__Written request__: Set down the material exactly as given, please, from its first line through the line that includes "import plotly.graph_objects as go".

----- Information supplied

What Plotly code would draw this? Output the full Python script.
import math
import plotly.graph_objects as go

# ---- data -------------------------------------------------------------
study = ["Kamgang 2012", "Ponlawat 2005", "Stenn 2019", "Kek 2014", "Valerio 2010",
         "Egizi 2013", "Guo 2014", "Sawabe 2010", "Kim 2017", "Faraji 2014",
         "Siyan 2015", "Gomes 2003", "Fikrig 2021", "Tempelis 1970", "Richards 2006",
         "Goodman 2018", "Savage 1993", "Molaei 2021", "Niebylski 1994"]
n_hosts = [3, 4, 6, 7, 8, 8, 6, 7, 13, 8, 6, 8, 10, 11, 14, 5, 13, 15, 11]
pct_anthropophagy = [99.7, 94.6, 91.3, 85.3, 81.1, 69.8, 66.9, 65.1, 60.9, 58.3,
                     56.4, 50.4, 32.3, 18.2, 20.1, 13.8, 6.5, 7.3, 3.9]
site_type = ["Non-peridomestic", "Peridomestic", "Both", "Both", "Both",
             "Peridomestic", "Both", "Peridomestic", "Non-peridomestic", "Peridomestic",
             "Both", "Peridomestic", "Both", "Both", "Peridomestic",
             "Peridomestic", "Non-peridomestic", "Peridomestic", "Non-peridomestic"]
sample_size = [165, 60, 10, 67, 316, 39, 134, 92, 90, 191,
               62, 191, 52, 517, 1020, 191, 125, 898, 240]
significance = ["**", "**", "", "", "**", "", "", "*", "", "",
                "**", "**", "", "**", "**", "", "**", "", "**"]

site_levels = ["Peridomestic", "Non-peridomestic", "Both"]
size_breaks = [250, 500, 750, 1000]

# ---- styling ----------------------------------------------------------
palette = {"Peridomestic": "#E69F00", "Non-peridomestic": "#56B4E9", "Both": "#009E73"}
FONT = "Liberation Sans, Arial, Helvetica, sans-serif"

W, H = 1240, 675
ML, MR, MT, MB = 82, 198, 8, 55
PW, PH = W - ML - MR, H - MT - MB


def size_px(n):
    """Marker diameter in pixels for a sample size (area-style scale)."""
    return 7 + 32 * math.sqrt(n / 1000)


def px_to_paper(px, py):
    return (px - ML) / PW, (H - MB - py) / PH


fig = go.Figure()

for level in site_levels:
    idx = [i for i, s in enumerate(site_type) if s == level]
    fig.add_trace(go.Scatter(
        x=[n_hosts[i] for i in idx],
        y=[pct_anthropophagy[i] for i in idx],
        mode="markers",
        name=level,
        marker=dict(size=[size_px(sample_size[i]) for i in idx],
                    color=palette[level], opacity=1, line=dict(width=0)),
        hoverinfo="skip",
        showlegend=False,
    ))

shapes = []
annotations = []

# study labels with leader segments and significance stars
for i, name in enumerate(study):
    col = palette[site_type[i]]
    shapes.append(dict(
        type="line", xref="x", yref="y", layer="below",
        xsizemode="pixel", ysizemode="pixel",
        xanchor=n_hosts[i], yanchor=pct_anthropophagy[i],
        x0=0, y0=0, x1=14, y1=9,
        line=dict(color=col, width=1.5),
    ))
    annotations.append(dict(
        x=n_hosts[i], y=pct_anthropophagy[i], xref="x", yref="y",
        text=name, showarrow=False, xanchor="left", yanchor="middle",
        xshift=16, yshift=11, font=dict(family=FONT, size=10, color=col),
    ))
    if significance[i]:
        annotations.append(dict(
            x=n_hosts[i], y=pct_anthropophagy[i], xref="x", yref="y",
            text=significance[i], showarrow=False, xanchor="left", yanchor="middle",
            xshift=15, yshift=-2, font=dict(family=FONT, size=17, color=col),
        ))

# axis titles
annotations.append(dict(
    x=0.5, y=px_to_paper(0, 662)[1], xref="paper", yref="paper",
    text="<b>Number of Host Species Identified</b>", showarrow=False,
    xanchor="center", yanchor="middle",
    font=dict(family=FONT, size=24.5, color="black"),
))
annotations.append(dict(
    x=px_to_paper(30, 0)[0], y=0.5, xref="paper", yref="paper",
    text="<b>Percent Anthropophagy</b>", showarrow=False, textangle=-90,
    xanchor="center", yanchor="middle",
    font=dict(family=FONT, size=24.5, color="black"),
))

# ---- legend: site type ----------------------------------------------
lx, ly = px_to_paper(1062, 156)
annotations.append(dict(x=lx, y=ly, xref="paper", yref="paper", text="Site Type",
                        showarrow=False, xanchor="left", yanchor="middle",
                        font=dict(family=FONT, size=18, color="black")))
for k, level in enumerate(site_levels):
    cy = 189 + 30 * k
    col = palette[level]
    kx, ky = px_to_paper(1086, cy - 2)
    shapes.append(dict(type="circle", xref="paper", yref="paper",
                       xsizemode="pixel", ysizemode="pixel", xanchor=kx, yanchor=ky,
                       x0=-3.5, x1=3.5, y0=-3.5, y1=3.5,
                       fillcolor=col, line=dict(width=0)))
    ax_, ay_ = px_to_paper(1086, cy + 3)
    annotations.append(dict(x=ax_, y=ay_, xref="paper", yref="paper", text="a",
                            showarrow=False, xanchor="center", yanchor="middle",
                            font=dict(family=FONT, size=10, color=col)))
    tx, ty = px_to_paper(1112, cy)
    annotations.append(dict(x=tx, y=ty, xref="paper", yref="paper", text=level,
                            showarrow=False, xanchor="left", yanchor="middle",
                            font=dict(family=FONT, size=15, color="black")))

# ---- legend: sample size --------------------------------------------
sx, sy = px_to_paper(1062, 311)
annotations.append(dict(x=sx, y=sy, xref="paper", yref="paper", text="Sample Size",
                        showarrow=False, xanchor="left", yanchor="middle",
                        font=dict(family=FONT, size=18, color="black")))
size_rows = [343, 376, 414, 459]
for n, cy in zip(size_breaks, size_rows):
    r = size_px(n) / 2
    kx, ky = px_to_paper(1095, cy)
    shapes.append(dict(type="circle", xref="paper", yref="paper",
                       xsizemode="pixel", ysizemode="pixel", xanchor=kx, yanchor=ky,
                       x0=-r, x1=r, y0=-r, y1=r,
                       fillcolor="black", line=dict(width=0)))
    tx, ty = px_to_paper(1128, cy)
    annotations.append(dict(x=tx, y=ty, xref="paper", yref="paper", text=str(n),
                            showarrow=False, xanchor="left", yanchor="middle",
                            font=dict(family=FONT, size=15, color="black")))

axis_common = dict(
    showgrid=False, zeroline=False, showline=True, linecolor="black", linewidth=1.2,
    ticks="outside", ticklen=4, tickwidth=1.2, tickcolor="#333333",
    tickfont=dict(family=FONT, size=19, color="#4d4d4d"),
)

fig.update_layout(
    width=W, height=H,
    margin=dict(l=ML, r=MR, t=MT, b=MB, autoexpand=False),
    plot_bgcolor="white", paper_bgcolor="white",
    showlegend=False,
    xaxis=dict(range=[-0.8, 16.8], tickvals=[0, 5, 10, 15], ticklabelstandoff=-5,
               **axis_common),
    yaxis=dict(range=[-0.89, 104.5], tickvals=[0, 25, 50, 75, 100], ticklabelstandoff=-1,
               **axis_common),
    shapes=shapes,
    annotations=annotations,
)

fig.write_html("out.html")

----------

__Finished task__:
What Plotly code would draw this? Output the full Python script.
import math
import plotly.graph_objects as go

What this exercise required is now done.